Introduction: Duchenne muscular dystrophy (DMD) is a severe X-linked disorder characterized by progressive muscle weakness and eventual death due to cardiomyopathy or respiratory complications. Currently, there is no cure for DMD, with standard treatments primarily focusing on symptom management. Using immunosuppressive measures and optimized vector designs allow for gene therapies to better address the underlying genetic cause of the disease.
Areas covered: This review evaluates the efficacy and safety of emerging gene therapies for DMD as of August 2024, particularly focusing on micro-dystrophin/mini-dystrophin therapies and CRISPR-Cas9 gene editing. It also discusses the potential of utrophin upregulation as a therapeutic strategy. It highlights safety concerns associated with these therapies, including adverse events and patient deaths. A comprehensive overview of developments cover topics such as CRISPR-Cas9 therapies, micro-dystrophin, and the potential delivery of full-length dystrophin.

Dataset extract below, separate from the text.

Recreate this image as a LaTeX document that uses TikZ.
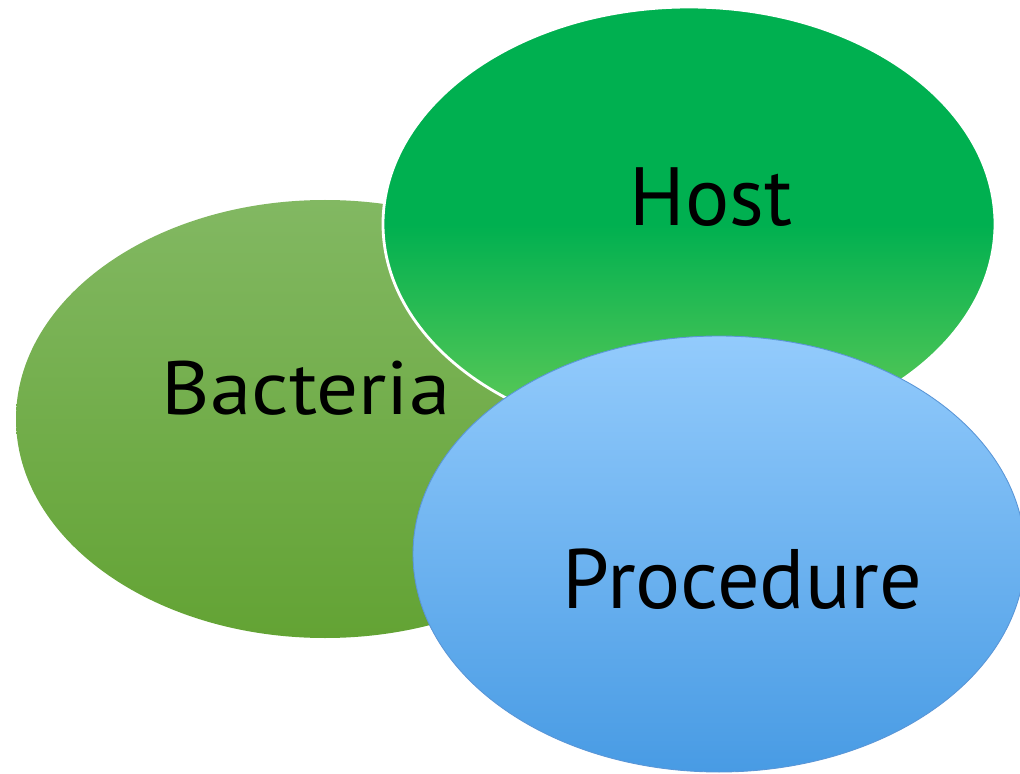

Expert opinion: The FDA's recent approval of delandistrogene moxeparvovec (Elevidys) underscores the promise of gene replacement therapies for dystrophin restoration in DMD patients. Understanding the mechanisms behind the adverse effects and excluding patients with specific pathogenic variants may enhance the safety profiles of these therapies. CRISPR/Cas9 therapies, while promising, face significant regulatory and safety challenges that hinder their clinical application. Optimal DMD therapies should target both skeletal and cardiac muscles to be truly effective.
Keywords: Adverse events; CRISPR/Cas9; class effect; duchenne muscular dystrophy; dystrophin; gene replacement therapy; gene therapy; micro-dystrophin; mini-dystrophin.